Unlike the more widely known Greek or Norse myths, American mythologies often emphasize a profound relationship between humans, animals, and nature itself. The Earth is not just a setting for these stories—it’s a living character, a sacred being deserving of respect and care. Gods take the form of animals, mountains breathe with spiritual energy, and the line between the physical and spiritual worlds is wonderfully thin.
This guide will take you on a journey through the major mythological traditions of North, Central, and South America, exploring creation stories, powerful deities, mystical creatures, and the timeless wisdom these ancient tales continue to offer.

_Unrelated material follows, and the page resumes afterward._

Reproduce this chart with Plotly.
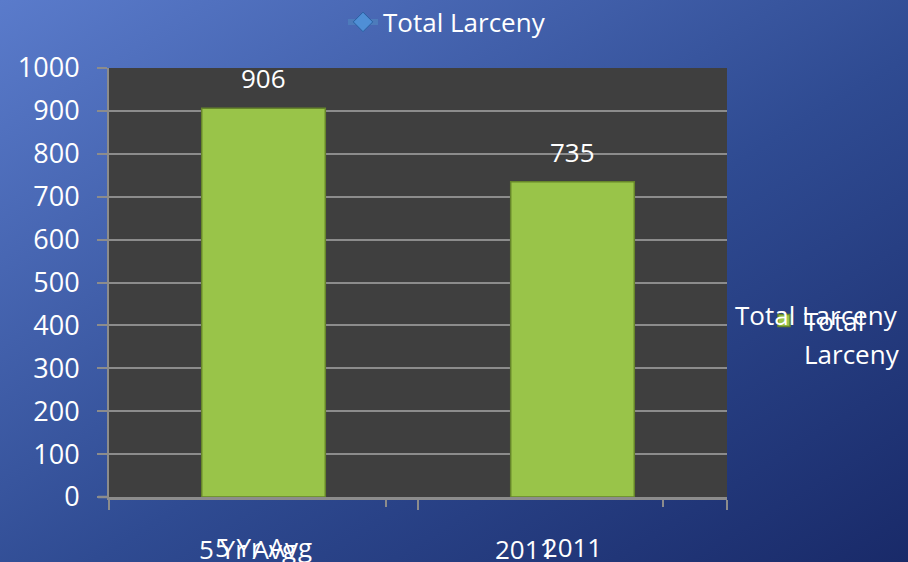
"""Total Larceny: 5 year average vs 2011, bar chart on a blue gradient slide."""

import base64

import plotly.graph_objects as go

# data
categories = ["5 Yr Avg", "2011"]
larceny = [906, 735]
series_name = "Total Larceny"
y_ticks = list(range(0, 1001, 100))

W, H = 908, 562
ML, MR, MT, MB = 109, 181, 68, 65
PW, PH = W - ML - MR, H - MT - MB

FONT = "Open Sans, Lato, sans-serif"
WHITE = "#ffffff"
GRID = "#8c8c8c"

# slide background: diagonal blue gradient as an inline svg
svg = (
    '<svg xmlns="http://www.w3.org/2000/svg" width="908" height="562" preserveAspectRatio="none">'
    '<defs><linearGradient id="g" x1="0" y1="0" x2="1" y2="1">'
    '<stop offset="0" stop-color="#5a7bcb"/>'
    '<stop offset="0.55" stop-color="#2f4b92"/>'
    '<stop offset="1" stop-color="#192a69"/>'
    '</linearGradient></defs>'
    '<rect width="908" height="562" fill="url(#g)"/></svg>'
)
bg_uri = "data:image/svg+xml;base64," + base64.b64encode(svg.encode()).decode()

fig = go.Figure()

# main bars
fig.add_trace(go.Bar(
    x=categories, y=larceny,
    name=series_name.replace(" ", "<br>"),
    marker=dict(color="#99c449", line=dict(color="#66852a", width=1.5)),
    legend="legend2",
    hoverinfo="x+y",
))

# legend entry of the overlapped line series
fig.add_trace(go.Scatter(
    x=[None], y=[None], name=series_name,
    mode="lines+markers",
    line=dict(color="rgba(79,129,189,0.75)", width=6),
    marker=dict(symbol="diamond", size=15, color="#4f8fd6",
                line=dict(color="#2a5fa0", width=1)),
    legend="legend",
))

# value labels above bars (x given as category index)
for i, v in enumerate(larceny):
    fig.add_annotation(x=i, y=v, xref="x", yref="y", text=str(v),
                       showarrow=False, yshift=30,
                       font=dict(family=FONT, size=26, color=WHITE))

# ghost copy of the category axis, offset left (narrower plot of the overlapped chart)
ghost_w = (663 - ML) / PW
for i, c in enumerate(categories):
    fig.add_annotation(x=ghost_w * (i + 0.5) / len(categories), y=-0.1215,
                       xref="paper", yref="paper", text=c, showarrow=False,
                       xanchor="center", yanchor="middle",
                       font=dict(family=FONT, size=26, color=WHITE))
for i in range(1, len(categories) + 1):
    xg = ghost_w * i / len(categories)
    fig.add_shape(type="line", xref="paper", yref="paper", x0=xg, x1=xg,
                  y0=0, y1=-10 / PH, line=dict(color=GRID, width=2))
fig.add_shape(type="line", xref="paper", yref="paper", x0=-11 / PW, x1=0,
              y0=0, y1=0, line=dict(color=GRID, width=2.5))

# overlapped single-line legend text from the ghost chart
fig.add_annotation(x=(733 - ML) / PW, y=1 - (315 - MT) / PH, xref="paper", yref="paper",
                   text=series_name, showarrow=False, xanchor="left", yanchor="middle",
                   font=dict(family=FONT, size=26, color=WHITE))

fig.add_layout_image(dict(
    source=bg_uri, xref="paper", yref="paper",
    x=-ML / PW, y=1 + MT / PH, sizex=W / PW, sizey=H / PH,
    xanchor="left", yanchor="top", sizing="stretch", layer="below",
))
fig.add_shape(type="rect", xref="paper", yref="paper", x0=0, x1=1, y0=0, y1=1,
              fillcolor="#3f3f3f", line_width=0, layer="below")

fig.update_layout(
    width=W, height=H,
    margin=dict(l=ML, r=MR, t=MT, b=MB, autoexpand=False),
    paper_bgcolor="#2f4b92",
    plot_bgcolor="rgba(0,0,0,0)",
    font=dict(family=FONT, color=WHITE),
    bargap=0.6,
    xaxis=dict(
        type="category", categoryorder="array", categoryarray=categories,
        range=[-0.5, len(categories) - 0.5],
        tickson="boundaries", ticks="outside", ticklen=10, tickwidth=2, tickcolor=GRID,
        showline=True, linecolor=GRID, linewidth=2.5, tickangle=0,
        showgrid=False, tickfont=dict(family=FONT, size=26, color=WHITE),
        automargin=False, ticklabelstandoff=26,
    ),
    yaxis=dict(
        range=[0, 1000], tickvals=y_ticks,
        ticks="outside", ticklen=10, tickwidth=2, tickcolor=GRID,
        showline=True, linecolor=GRID, linewidth=2,
        showgrid=True, gridcolor=GRID, gridwidth=1.5,
        zeroline=False, tickfont=dict(family=FONT, size=27, color=WHITE),
        automargin=False, ticklabelstandoff=12,
    ),
    legend=dict(
        orientation="h", xref="container", yref="container",
        x=343 / W, y=1 - 22 / H, xanchor="left", yanchor="middle",
        bgcolor="rgba(0,0,0,0)", font=dict(family=FONT, size=26, color=WHITE),
    ),
    legend2=dict(
        xref="container", yref="container",
        x=764 / W, y=1 - 297 / H, xanchor="left", yanchor="top",
        valign="top", bgcolor="rgba(0,0,0,0)",
        font=dict(family=FONT, size=26, color=WHITE),
    ),
    showlegend=True,
)

fig.write_html("out.html", config={"displayModeBar": False},
               post_script="document.body.style.margin='0';")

The Beginning of Everything: Creation Stories
Every culture has asked the fundamental question: How did the world begin? The answers found in American mythologies are as diverse as the landscapes themselves.
North American Origins
The World on Turtle’s Back
One of the most beloved creation stories comes from the Ojibwe (Anishinaabe) people and other Great Lakes nations. In the beginning, there was only water—an endless ocean with no land in sight. The animals, needing a place to rest, decided someone must dive to the bottom and bring up earth.
One by one, they tried and failed. The mighty loon dove deep but returned empty-handed. The beaver tried but couldn’t reach the bottom. Finally, the humble muskrat volunteered. Though small, the muskrat dove deeper than anyone thought possible. When it finally surfaced, nearly lifeless, a tiny bit of mud was clutched in its paw.

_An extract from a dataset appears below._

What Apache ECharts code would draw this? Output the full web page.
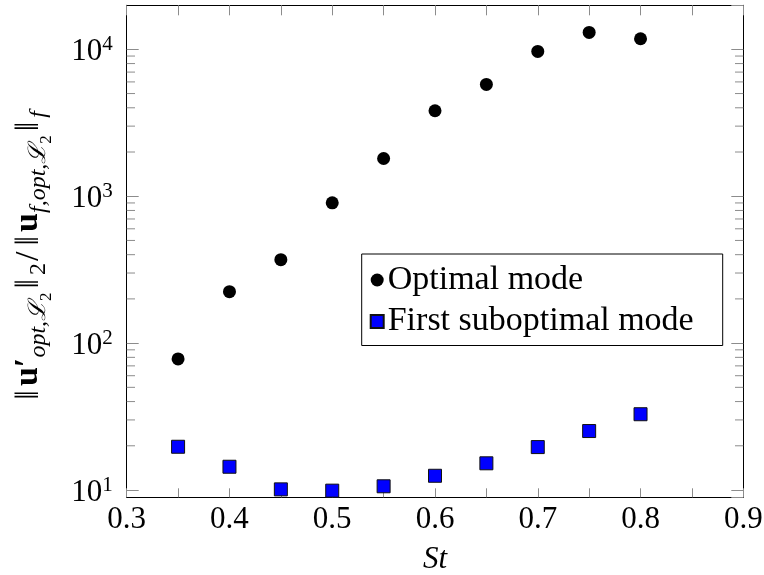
<!DOCTYPE html>
<html>
<head>
<meta charset="utf-8">
<script src="https://cdn.jsdelivr.net/npm/echarts@6/dist/echarts.min.js"></script>
<style>
html,body{margin:0;padding:0;background:#fff;}
#chart{width:764px;height:575px;}
</style>
</head>
<body>
<div id="chart"></div>
<script>
// ---- data ----
const stValues = [0.35, 0.40, 0.45, 0.50, 0.55, 0.60, 0.65, 0.70, 0.75, 0.80];
const optimalMode = [78, 224, 370, 902, 1806, 3819, 5770, 9680, 13030, 11800];
const firstSuboptimalMode = [19.7, 14.4, 10.1, 9.9, 10.6, 12.5, 15.2, 19.6, 25.2, 32.8];
const seriesNames = ['Optimal mode', 'First suboptimal mode'];
const xTickLabels = ['0.3', '0.4', '0.5', '0.6', '0.7', '0.8', '0.9'];
const yMinorTicks = [20, 30, 40, 50, 60, 70, 80, 90,
                     200, 300, 400, 500, 600, 700, 800, 900,
                     2000, 3000, 4000, 5000, 6000, 7000, 8000, 9000];

const FONT = 'Liberation Serif';
const TICK = '#8c8c8c';

const chart = echarts.init(document.getElementById('chart'), null, {renderer: 'canvas'});

const xLabelFmt = v => {
  const s = v.toFixed(1);
  return (Math.abs(v * 10 - Math.round(v * 10)) < 1e-6 && xTickLabels.indexOf(s) >= 0) ? s : '';
};
const yLabelFmt = v => {
  const l = Math.log10(v);
  const e = Math.round(l);
  if (Math.abs(l - e) > 1e-6) return '';
  return '{a|10}{b|' + e + '}';
};

const yName = '{m|‖}{b|u′}{s|opt,}{l|ℒ}{ss|2}{m|‖}{n|2}{d|/}{m|‖}{b|u}{s|f,opt,}{l|ℒ}{ss|2}{m|‖}{s|f}';

const option = {
  backgroundColor: '#fff',
  animation: false,
  textStyle: {fontFamily: FONT},
  grid: {left: 126.7, right: 20.7, top: 5.3, bottom: 77.7, outerBoundsMode: 'none'},
  legend: {
    data: seriesNames,
    orient: 'vertical',
    left: 361.7,
    top: 254,
    padding: [9, 29, 7, 8],
    itemGap: 7.5,
    itemWidth: 13,
    itemHeight: 13,
    borderColor: '#000',
    borderWidth: 1,
    borderRadius: 0,
    backgroundColor: '#fff',
    textStyle: {fontFamily: FONT, fontSize: 34, color: '#000', lineHeight: 32, padding: [0, 0, 0, -1]},
    selectedMode: false
  },
  xAxis: [{
    type: 'value', position: 'bottom', min: 0.3, max: 0.9, interval: 0.05,
    name: 'St', nameLocation: 'middle', nameGap: 48,
    nameTextStyle: {fontFamily: FONT, fontSize: 31, fontStyle: 'italic', color: '#000', lineHeight: 30},
    axisLine: {show: true, onZero: false, lineStyle: {color: '#000', width: 1}},
    axisTick: {show: true, inside: true, length: 9, lineStyle: {color: TICK, width: 1}},
    axisLabel: {show: true, formatter: xLabelFmt, margin: 8, fontFamily: FONT, fontSize: 31, color: '#000', lineHeight: 30},
    splitLine: {show: false}
  }, {
    type: 'value', position: 'top', min: 0.3, max: 0.9, interval: 0.05,
    axisLine: {show: true, onZero: false, lineStyle: {color: '#000', width: 1}},
    axisTick: {show: true, inside: true, length: 10, lineStyle: {color: TICK, width: 1}},
    axisLabel: {show: false},
    splitLine: {show: false}
  }],
  yAxis: [{
    type: 'log', logBase: 10, position: 'left', min: 8.92, max: 19940,
    name: yName, nameLocation: 'middle', nameGap: 81, nameRotate: 90,
    nameTextStyle: {
      fontFamily: FONT, color: '#000', padding: [0, 12, 0, 0],
      rich: {
        m: {fontFamily: FONT, fontSize: 34, lineHeight: 34, padding: [0, 4, 0, 4], verticalAlign: 'top', color: '#000'},
        d: {fontFamily: FONT, fontSize: 34, lineHeight: 34, padding: [0, 2, 0, 2], verticalAlign: 'top', color: '#000'},
        b: {fontFamily: FONT, fontSize: 34, lineHeight: 34, fontWeight: 'bold', verticalAlign: 'top', color: '#000'},
        s: {fontFamily: FONT, fontSize: 24, lineHeight: 24, fontStyle: 'italic', padding: [15, 0, 0, 0], verticalAlign: 'top', color: '#000'},
        l: {fontFamily: FONT, fontSize: 24, lineHeight: 24, fontStyle: 'italic', padding: [15, 0, 0, 0], verticalAlign: 'top', color: '#000'},
        n: {fontFamily: FONT, fontSize: 24, lineHeight: 24, padding: [15, 0, 0, 0], verticalAlign: 'top', color: '#000'},
        ss: {fontFamily: FONT, fontSize: 17, lineHeight: 17, padding: [26, 0, 0, 0], verticalAlign: 'top', color: '#000'}
      }
    },
    axisLine: {show: true, onZero: false, lineStyle: {color: '#000', width: 1}},
    axisTick: {show: true, inside: true, length: 12, lineStyle: {color: TICK, width: 1}},
    axisLabel: {
      show: true, formatter: yLabelFmt, margin: 14, padding: [6, 0, 0, 0],
      showMinLabel: false, showMaxLabel: false, fontFamily: FONT,
      rich: {
        a: {fontFamily: FONT, fontSize: 31, lineHeight: 30, verticalAlign: 'bottom', color: '#000'},
        b: {fontFamily: FONT, fontSize: 21, lineHeight: 20, padding: [0, 0, 12, 0], verticalAlign: 'bottom', color: '#000'}
      }
    },
    splitLine: {show: false},
    minorTick: {show: false}
  }, {
    type: 'log', logBase: 10, position: 'right', min: 8.92, max: 19940,
    axisLine: {show: true, onZero: false, lineStyle: {color: '#000', width: 1}},
    axisTick: {show: true, inside: true, length: 12, lineStyle: {color: TICK, width: 1}},
    axisLabel: {show: false},
    splitLine: {show: false}
  }],
  series: [{
    name: seriesNames[0], type: 'scatter', xAxisIndex: 0, yAxisIndex: 0,
    symbol: 'circle', symbolSize: 13,
    itemStyle: {color: '#000', opacity: 1},
    data: stValues.map((x, i) => [x, optimalMode[i]]),
    z: 5
  }, {
    name: seriesNames[1], type: 'scatter', xAxisIndex: 0, yAxisIndex: 0,
    symbol: 'rect', symbolSize: 13,
    itemStyle: {color: '#0000ff', borderColor: '#111', borderWidth: 1, opacity: 1},
    data: stValues.map((x, i) => [x, firstSuboptimalMode[i]]),
    z: 5
  }, {
    name: 'minorTicks', type: 'custom', xAxisIndex: 0, yAxisIndex: 0, silent: true, z: 1,
    data: yMinorTicks.map(v => [0.3, v]),
    renderItem: (params, api) => {
      const y = api.coord([0.3, api.value(1)])[1];
      const cs = params.coordSys;
      const x0 = cs.x, x1 = cs.x + cs.width;
      return {type: 'group', children: [
        {type: 'line', shape: {x1: x0, y1: y, x2: x0 + 8.3, y2: y}, style: {stroke: TICK, lineWidth: 1}},
        {type: 'line', shape: {x1: x1 - 8.3, y1: y, x2: x1, y2: y}, style: {stroke: TICK, lineWidth: 1}}
      ]};
    }
  }]
};
chart.setOption(option);
</script>
</body>
</html>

This precious mud was placed on the back of a great turtle, who offered to carry it. Magically, the mud began to grow and spread, eventually becoming all of North America—which many Indigenous peoples still call Turtle Island.
The Navajo Journey Through Worlds
The Navajo (Diné) tell of a more complex emergence. Humanity didn’t start in this world at all—we climbed through multiple underworlds, each one teaching us important lessons. Guided by the Holy People, the first Navajo ascended through worlds of different colors, encountering challenges and learning the sacred ways before finally emerging into the present world through a reed or opening in the earth.
Sky Woman’s Fall
The Iroquois (Haudenosaunee) speak of Sky Woman, who lived in the world above the clouds. When she fell through a hole in the sky, water birds caught her and placed her gently on the back of a giant turtle. Other animals dove to bring up mud, which Sky Woman spread and danced upon, causing it to grow into the Earth. From seeds she brought from the sky world, all plants began to grow.

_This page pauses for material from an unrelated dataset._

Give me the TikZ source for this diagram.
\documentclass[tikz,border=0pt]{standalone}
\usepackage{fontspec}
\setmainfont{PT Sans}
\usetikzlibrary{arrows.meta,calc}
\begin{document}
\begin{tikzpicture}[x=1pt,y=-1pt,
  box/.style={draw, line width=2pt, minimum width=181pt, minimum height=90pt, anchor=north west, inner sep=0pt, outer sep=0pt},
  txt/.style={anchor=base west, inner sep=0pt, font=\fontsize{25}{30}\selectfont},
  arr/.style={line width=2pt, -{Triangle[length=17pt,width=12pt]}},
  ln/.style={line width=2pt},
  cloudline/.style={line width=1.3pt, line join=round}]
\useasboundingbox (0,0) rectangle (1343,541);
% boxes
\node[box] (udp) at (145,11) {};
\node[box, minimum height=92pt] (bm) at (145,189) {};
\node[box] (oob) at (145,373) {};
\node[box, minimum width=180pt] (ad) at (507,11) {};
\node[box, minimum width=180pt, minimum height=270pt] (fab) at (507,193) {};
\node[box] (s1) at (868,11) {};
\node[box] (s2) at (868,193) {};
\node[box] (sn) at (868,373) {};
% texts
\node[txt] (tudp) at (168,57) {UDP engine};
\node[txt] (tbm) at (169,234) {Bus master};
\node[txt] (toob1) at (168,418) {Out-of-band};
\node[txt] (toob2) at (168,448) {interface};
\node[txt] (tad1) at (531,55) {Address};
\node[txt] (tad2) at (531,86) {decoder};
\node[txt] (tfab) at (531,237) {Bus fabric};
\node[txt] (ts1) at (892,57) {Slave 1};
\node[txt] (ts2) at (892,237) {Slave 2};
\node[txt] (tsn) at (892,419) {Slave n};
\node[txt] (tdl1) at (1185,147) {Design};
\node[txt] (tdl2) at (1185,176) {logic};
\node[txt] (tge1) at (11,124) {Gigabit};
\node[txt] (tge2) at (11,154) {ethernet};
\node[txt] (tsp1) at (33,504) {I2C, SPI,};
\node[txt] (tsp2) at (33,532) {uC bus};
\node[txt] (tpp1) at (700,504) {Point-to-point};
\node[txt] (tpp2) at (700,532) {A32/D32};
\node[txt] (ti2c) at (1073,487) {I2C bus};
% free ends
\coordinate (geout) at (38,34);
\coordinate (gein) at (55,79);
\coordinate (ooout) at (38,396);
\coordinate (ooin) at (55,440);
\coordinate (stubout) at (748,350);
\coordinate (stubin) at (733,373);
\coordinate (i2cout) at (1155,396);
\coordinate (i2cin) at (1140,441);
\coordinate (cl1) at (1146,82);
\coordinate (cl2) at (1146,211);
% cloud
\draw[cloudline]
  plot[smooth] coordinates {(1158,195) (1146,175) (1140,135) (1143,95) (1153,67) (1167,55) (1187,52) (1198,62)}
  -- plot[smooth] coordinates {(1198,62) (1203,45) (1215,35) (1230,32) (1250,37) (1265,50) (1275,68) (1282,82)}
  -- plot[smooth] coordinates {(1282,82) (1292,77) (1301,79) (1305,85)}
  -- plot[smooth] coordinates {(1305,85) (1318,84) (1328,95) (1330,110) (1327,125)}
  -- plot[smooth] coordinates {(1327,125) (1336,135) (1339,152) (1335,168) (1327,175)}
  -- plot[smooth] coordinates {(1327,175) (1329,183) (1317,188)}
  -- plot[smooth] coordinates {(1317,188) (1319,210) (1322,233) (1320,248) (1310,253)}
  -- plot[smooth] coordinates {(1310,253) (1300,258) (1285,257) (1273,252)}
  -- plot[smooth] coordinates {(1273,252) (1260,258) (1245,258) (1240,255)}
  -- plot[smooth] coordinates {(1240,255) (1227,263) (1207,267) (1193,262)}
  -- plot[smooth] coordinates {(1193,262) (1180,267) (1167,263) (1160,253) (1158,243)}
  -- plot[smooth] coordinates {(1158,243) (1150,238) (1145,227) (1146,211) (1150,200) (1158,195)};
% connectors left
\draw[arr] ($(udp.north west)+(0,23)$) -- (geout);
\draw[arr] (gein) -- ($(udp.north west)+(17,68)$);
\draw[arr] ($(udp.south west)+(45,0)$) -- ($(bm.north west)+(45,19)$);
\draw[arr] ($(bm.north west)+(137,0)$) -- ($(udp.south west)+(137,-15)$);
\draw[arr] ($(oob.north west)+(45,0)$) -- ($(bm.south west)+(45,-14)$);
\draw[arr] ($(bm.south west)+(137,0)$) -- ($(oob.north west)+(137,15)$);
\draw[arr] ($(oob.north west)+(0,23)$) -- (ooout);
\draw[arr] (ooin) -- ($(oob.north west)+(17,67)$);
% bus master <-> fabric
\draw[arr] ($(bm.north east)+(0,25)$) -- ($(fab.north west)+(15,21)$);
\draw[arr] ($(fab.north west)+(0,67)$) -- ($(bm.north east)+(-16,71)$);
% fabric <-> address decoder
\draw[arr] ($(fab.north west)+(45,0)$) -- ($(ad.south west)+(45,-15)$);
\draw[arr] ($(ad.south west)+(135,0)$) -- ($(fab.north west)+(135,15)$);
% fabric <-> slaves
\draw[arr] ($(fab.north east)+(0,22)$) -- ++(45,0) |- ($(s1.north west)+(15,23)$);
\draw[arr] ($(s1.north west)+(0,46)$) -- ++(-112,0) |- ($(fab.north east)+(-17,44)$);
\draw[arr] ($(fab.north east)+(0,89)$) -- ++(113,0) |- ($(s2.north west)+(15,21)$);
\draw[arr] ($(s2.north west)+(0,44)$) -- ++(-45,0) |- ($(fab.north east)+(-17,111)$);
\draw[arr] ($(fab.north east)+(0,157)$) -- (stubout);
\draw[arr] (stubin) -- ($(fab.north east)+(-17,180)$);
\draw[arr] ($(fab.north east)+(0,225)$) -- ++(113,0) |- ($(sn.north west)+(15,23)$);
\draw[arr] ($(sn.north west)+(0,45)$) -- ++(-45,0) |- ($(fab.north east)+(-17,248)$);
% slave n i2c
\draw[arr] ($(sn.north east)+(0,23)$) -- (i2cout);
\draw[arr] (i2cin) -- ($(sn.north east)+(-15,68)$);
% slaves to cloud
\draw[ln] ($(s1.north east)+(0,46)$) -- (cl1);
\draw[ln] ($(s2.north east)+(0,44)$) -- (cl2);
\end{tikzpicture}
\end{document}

Central and South American Beginnings
The Five Suns of the Aztecs
The Aztec people of ancient Mexico believed the world had been created and destroyed four times before our current era. Each world, or “sun,” ended in catastrophe—by jaguars, hurricanes, fiery rain, and floods. We now live in the Fifth Sun, which required the ultimate sacrifice: the gods threw themselves into a great fire to set the sun in motion, and human offerings would be needed to keep it moving across the sky.
This dramatic cosmology reflected the Aztec understanding that existence itself required constant renewal and sacrifice—a cycle of destruction and rebirth.
Viracocha’s Creation
In the highlands of Peru, the Inca told of Viracocha, the creator god who emerged from the sacred waters of Lake Titicaca. In the darkness before time, Viracocha created the sun, moon, and stars to bring light to the world. Then he formed the first humans from stone, breathing life into them and teaching them language, customs, and how to live in harmony with the land.
The Maya and the Gift of Maize
The Maya believed the gods experimented before getting humans right. First, they made people from mud, but they fell apart in the rain. Next came wooden people, but they had no hearts or minds and couldn’t properly honor the gods. Finally, the gods ground white and yellow maize (corn) into a dough and shaped humanity from this sacred grain. These maize people could think, speak, and give thanks—and they became the ancestors of all Maya.
This origin story explains why corn remains so central to Maya culture: humans are literally made from it, bound to this plant in body and spirit.
The Divine Powers: Gods and Goddesses
Northern Spirits and Holy People
Indigenous North American traditions often speak of spiritual forces rather than gods in the Greek or Roman sense. These beings are deeply connected to natural phenomena and the land itself.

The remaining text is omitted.